Why capacity prices spiked
For most of the 2010s, capacity prices were relatively stable — sometimes oversupplied, with low clearing prices. That changed sharply starting around 2022. Several structural factors compounded:
Generator retirements outpacing new builds
Coal plants kept retiring on schedule. Older gas plants started retiring early as economics shifted. New solar and wind got built but provide capacity differently than thermal generation — and battery storage, while growing, hasn't filled the gap fast enough.
Interconnection queue backlogs
New generation projects are stuck in interconnection queues for 4-5 years or more in most markets. PJM's queue had over 200 GW of pending projects as of late 2024. The pipeline exists; the deliveries don't.
Demand growth from data centers and electrification
Hyperscale data center growth, especially in PJM's Virginia load zone, drove unprecedented demand forecasts. Electrification of transportation and buildings adds incremental load year over year. Demand is growing for the first time in over a decade.
Capacity market rule changes
FERC-approved rule changes — including PJM's capacity performance reform and reserve margin recalibrations — tightened the required quantity of capacity. Same available supply, higher required quantity, higher price.
$329.17/MW-day
PJM's July 2024 capacity auction clearing price — at the market price cap, up 22% from the prior year
How capacity shows up on your bill
The naming varies by supplier and utility, but capacity charges typically appear as one or more of these line items:
- Capacity or ICAP — the most direct labeling
- PJM Capacity Passthrough — pass-through from the supplier
- NITS (Network Integration Transmission Service) — transmission related, sometimes bundled with capacity
- RPM Charge (Reliability Pricing Model) — PJM's specific naming
- Sometimes bundled into a generic "transmission and capacity" line, especially on consolidated invoices
The unit is usually $/kW-month based on your capacity tag. If your tag is 500 kW and the rate is $20/kW-month, your monthly capacity charge is $10,000 — $120,000 per year, before any other components.

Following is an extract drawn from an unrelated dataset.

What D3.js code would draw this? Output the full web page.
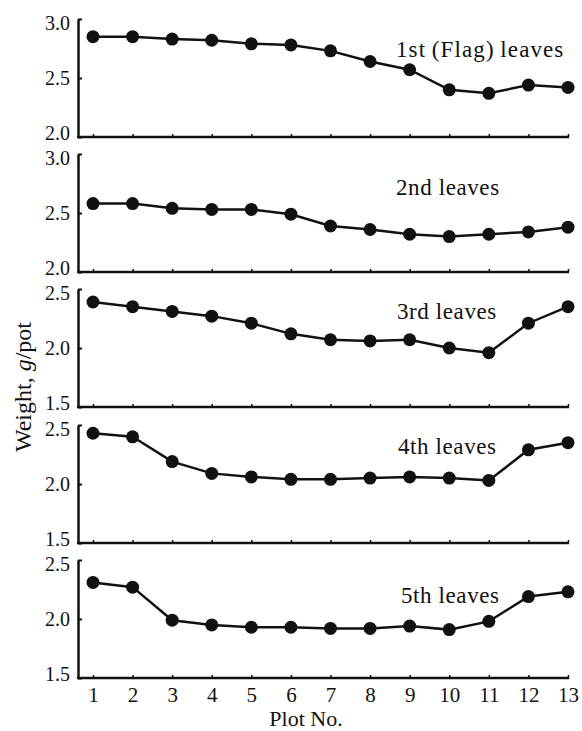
<!DOCTYPE html>
<html>
<head>
<meta charset="utf-8">
<script src="https://cdn.jsdelivr.net/npm/d3@7"></script>
<style>
  body { margin: 0; background: #fff; }
  text { font-family: "Liberation Serif", "DejaVu Serif", serif; fill: #111; }
</style>
</head>
<body>
<svg id="canvas" width="582" height="731"></svg>
<script>
// data
let plots = [1, 2, 3, 4, 5, 6, 7, 8, 9, 10, 11, 12, 13]
let leafNames = ['1st\u2009(Flag)\u2009leaves', '2nd leaves', '3rd leaves', '4th leaves', '5th leaves']
let leaf1 = [2.85, 2.85, 2.83, 2.82, 2.79, 2.78, 2.73, 2.64, 2.57, 2.40, 2.37, 2.44, 2.42]
let leaf2 = [2.58, 2.58, 2.54, 2.53, 2.53, 2.49, 2.39, 2.36, 2.32, 2.30, 2.32, 2.34, 2.38]
let leaf3 = [2.39, 2.35, 2.31, 2.27, 2.21, 2.12, 2.07, 2.06, 2.07, 2.00, 1.96, 2.21, 2.35]
let leaf4 = [2.43, 2.40, 2.19, 2.09, 2.06, 2.04, 2.04, 2.05, 2.06, 2.05, 2.03, 2.29, 2.35]
let leaf5 = [2.31, 2.27, 1.99, 1.95, 1.93, 1.93, 1.92, 1.92, 1.94, 1.91, 1.98, 2.19, 2.23]
let yDomains = [[2.0, 3.0], [2.0, 3.0], [1.5, 2.5], [1.5, 2.5], [1.5, 2.5]]
let yTicks = [[2.0, 2.5, 3.0], [2.0, 2.5, 3.0], [1.5, 2.0, 2.5], [1.5, 2.0, 2.5], [1.5, 2.0, 2.5]]

let series = [leaf1, leaf2, leaf3, leaf4, leaf5]

let canvas = d3.select('#canvas')

let axisX = 78
let panelH = 118
let panelTops = [19, 154, 289, 425, 560]
let labelPos = [[396, 57], [396, 195], [397, 319], [398, 454], [401, 603]]

let x = d3.scaleLinear().domain([1, 13]).range([93, 568])

series.forEach((values, i) => {
    let top = panelTops[i]
    let bottom = top + panelH
    let y = d3.scaleLinear().domain(yDomains[i]).range([bottom, top])

    let g = canvas.append('g')

    // y axis
    let yAxis = d3.axisLeft(y)
        .tickValues(yTicks[i])
        .tickFormat(d3.format('.1f'))
        .tickSizeInner(-4)
        .tickSizeOuter(0)
        .tickPadding(8)
    let ya = g.append('g')
        .attr('transform', 'translate(' + axisX + ',0)')
        .call(yAxis)
    ya.select('.domain').attr('stroke', '#111').attr('stroke-width', 2.5)
    ya.selectAll('.tick line').attr('stroke', '#111').attr('stroke-width', 2)
    // end labels nudged inward, as in the printed figure
    ya.selectAll('.tick text')
        .style('font-size', '20px')
        .attr('y', (d) => d === yDomains[i][0] ? -4 : (d === yDomains[i][1] ? 4 : 0))
        .attr('fill', '#111')

    // x axis
    let xAxis = d3.axisBottom(x)
        .tickValues(plots)
        .tickSize(-3)
        .tickPadding(9)
        .tickFormat(i === 4 ? d3.format('d') : '')
    let xa = g.append('g')
        .attr('transform', 'translate(0,' + bottom + ')')
        .call(xAxis)
    xa.select('.domain').remove()
    xa.selectAll('.tick line').attr('stroke', '#111').attr('stroke-width', 1.5)
    xa.selectAll('.tick text')
        .style('font-size', '21px')
        .attr('fill', '#111')
    g.append('line')
        .attr('x1', axisX - 1)
        .attr('x2', x(13) + 1)
        .attr('y1', bottom)
        .attr('y2', bottom)
        .attr('stroke', '#111')
        .attr('stroke-width', 2.5)

    // data line
    let line = d3.line()
        .x((d, k) => x(plots[k]))
        .y((d) => y(d))
    g.append('path')
        .datum(values)
        .attr('d', line)
        .attr('fill', 'none')
        .attr('stroke', '#111')
        .attr('stroke-width', 2.5)

    g.selectAll('circle')
        .data(values)
        .enter()
        .append('circle')
        .attr('cx', (d, k) => x(plots[k]))
        .attr('cy', (d) => y(d))
        .attr('r', 6.5)
        .attr('fill', '#111')

    // panel label
    g.append('text')
        .attr('x', labelPos[i][0])
        .attr('y', labelPos[i][1])
        .style('font-size', '23px')
        .attr('letter-spacing', i === 0 ? '1.1px' : '0.6px')
        .text(leafNames[i])
})

// axis titles
canvas.append('text')
    .attr('x', 306)
    .attr('y', 726)
    .attr('text-anchor', 'middle')
    .style('font-size', '22px')
    .text('Plot No.')

let yTitle = canvas.append('text')
    .attr('transform', 'translate(31,387) rotate(-90)')
    .attr('text-anchor', 'middle')
    .style('font-size', '24px')
yTitle.append('tspan').text('Weight, ')
yTitle.append('tspan').style('font-style', 'italic').text('g')
yTitle.append('tspan').text('/pot')
</script>
</body>
</html>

For a manufacturing facility or data center with a 5 MW capacity tag at current PJM rates, capacity alone can run over $1M annually — sometimes more than the energy line itself.
What buyers can actually do
The capacity charge isn't something you absorb passively. Three categories of action change the bill:
Capacity tag management
Reducing load during the specific peak hours that set your tag for the next year. In PJM, that's the 5 highest summer afternoon peaks. The challenge is forecasting which days and hours those will be — heat events, weekday vs weekend patterns, regional load forecasts. With reliable forecasting and operational coordination, capacity tags can drop 15-25% year over year.
Demand response enrollment
Programs that pay you to reduce load when the grid signals an emergency. Revenue varies by market, but for industrial facilities with operational flexibility, DR can offset 30-50% of capacity charges. Worth running the analysis even for facilities that think they can't reduce load — partial reductions sometimes qualify.
Procurement strategy
How capacity is passed through in your supplier contract matters. Some suppliers pass through at cost (clean and verifiable); others mark up; others bundle it into a fixed all-in rate that hides the capacity component. Knowing what you're signing changes both negotiation leverage and budget predictability.
Bottom Line
Capacity is the largest cost on most C&I energy bills that isn't being actively managed. The 4-5 hours each summer that set your tag determine the next year's charge. Forecasting those hours, managing load during them, and structuring your supplier contract to keep capacity transparent are the three levers that matter. None of them require capital investment — just discipline and a good forecast.